Copy out all lines where "this" appears.

**Provided records**:
========

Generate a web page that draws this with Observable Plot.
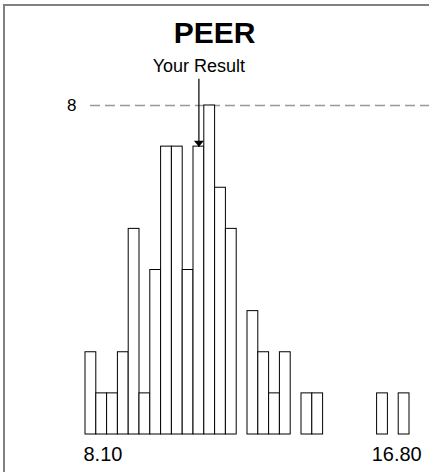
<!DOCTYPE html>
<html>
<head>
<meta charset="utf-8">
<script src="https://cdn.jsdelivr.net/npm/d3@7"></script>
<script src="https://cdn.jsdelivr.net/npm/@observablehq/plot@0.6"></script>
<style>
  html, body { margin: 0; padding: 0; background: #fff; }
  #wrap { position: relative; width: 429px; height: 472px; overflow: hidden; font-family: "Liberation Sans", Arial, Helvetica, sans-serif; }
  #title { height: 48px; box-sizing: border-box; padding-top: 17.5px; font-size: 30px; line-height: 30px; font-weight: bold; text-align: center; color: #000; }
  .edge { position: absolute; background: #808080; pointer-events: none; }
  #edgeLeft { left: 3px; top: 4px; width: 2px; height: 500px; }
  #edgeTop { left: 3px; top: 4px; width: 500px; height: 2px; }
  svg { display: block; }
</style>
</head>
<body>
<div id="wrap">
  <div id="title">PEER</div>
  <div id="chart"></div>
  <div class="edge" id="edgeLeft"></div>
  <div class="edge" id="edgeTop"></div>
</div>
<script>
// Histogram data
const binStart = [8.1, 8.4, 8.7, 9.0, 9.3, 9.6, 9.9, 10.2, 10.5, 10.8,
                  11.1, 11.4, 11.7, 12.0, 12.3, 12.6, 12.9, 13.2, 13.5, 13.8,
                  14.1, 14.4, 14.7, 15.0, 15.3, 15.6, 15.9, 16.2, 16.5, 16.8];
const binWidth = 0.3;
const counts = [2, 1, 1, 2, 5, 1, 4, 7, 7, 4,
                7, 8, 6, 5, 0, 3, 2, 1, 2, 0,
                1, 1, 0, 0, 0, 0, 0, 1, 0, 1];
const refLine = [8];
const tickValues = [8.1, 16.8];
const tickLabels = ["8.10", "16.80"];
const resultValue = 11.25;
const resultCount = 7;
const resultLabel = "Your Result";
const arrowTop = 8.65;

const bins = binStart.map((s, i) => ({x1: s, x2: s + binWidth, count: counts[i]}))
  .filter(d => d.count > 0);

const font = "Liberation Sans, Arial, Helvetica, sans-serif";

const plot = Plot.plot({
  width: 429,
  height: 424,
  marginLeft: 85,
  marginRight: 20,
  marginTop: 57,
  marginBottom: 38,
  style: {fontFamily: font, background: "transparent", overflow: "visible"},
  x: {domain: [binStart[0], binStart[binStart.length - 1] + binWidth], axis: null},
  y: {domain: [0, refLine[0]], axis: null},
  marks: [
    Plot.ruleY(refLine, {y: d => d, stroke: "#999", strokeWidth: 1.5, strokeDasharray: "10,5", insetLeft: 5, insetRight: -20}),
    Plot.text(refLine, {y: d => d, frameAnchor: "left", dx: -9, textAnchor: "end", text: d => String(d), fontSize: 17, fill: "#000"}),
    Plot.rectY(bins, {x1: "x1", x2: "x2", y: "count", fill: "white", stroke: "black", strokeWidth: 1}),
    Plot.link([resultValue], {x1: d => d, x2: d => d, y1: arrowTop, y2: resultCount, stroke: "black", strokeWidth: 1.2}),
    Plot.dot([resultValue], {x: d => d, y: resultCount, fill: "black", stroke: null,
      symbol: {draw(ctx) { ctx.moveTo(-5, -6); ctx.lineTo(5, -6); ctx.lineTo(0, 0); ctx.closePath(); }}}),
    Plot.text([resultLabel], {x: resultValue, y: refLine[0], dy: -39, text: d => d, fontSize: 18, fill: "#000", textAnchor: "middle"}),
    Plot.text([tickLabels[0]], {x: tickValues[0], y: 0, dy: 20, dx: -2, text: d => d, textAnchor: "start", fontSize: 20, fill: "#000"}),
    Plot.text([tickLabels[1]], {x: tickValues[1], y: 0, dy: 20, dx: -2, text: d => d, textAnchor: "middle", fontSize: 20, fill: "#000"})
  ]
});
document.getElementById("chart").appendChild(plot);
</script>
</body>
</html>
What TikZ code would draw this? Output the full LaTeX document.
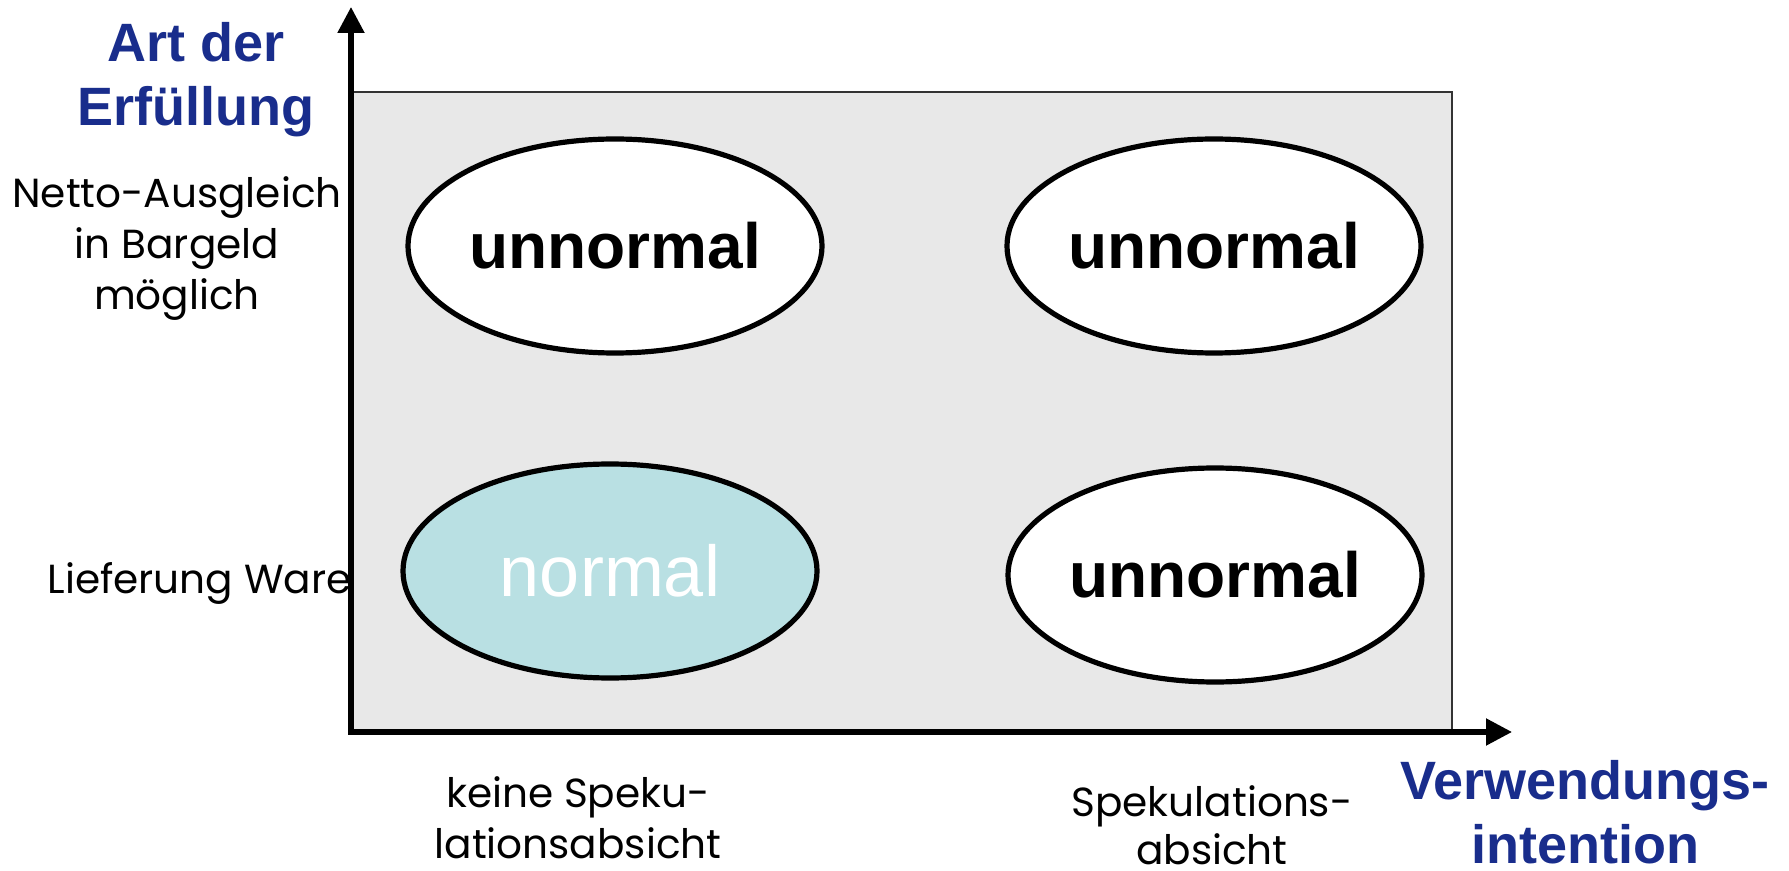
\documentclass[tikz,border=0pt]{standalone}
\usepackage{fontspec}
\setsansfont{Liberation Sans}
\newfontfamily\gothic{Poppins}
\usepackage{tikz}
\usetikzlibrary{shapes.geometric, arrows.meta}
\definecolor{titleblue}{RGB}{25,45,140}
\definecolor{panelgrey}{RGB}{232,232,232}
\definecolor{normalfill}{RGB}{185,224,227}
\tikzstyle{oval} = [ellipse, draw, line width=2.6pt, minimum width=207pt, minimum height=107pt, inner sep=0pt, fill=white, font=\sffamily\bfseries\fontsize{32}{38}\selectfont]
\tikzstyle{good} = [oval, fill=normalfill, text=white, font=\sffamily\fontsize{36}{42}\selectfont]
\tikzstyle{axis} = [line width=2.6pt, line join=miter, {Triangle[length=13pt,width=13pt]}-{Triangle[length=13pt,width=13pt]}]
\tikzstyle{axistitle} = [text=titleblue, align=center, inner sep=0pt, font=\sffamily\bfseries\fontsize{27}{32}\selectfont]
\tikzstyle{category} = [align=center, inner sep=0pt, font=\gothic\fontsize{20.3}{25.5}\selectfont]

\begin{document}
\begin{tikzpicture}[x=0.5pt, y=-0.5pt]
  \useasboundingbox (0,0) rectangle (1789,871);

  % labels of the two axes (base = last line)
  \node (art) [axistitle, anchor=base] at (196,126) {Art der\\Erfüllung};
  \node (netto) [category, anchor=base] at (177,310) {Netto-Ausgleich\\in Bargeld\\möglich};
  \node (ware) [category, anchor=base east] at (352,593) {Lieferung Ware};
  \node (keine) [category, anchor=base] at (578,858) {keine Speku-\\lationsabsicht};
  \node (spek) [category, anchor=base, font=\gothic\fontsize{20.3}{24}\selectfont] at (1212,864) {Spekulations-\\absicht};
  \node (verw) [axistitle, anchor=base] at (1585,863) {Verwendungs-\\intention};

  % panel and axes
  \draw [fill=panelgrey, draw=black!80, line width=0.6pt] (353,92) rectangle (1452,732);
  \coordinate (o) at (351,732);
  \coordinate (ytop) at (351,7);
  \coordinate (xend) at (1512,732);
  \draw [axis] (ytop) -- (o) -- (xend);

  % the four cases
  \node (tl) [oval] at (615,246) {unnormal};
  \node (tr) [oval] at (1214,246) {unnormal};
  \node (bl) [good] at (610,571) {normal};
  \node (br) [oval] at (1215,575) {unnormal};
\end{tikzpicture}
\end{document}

========

**Right answer**:
Generate a web page that draws this with Observable Plot.
What TikZ code would draw this? Output the full LaTeX document.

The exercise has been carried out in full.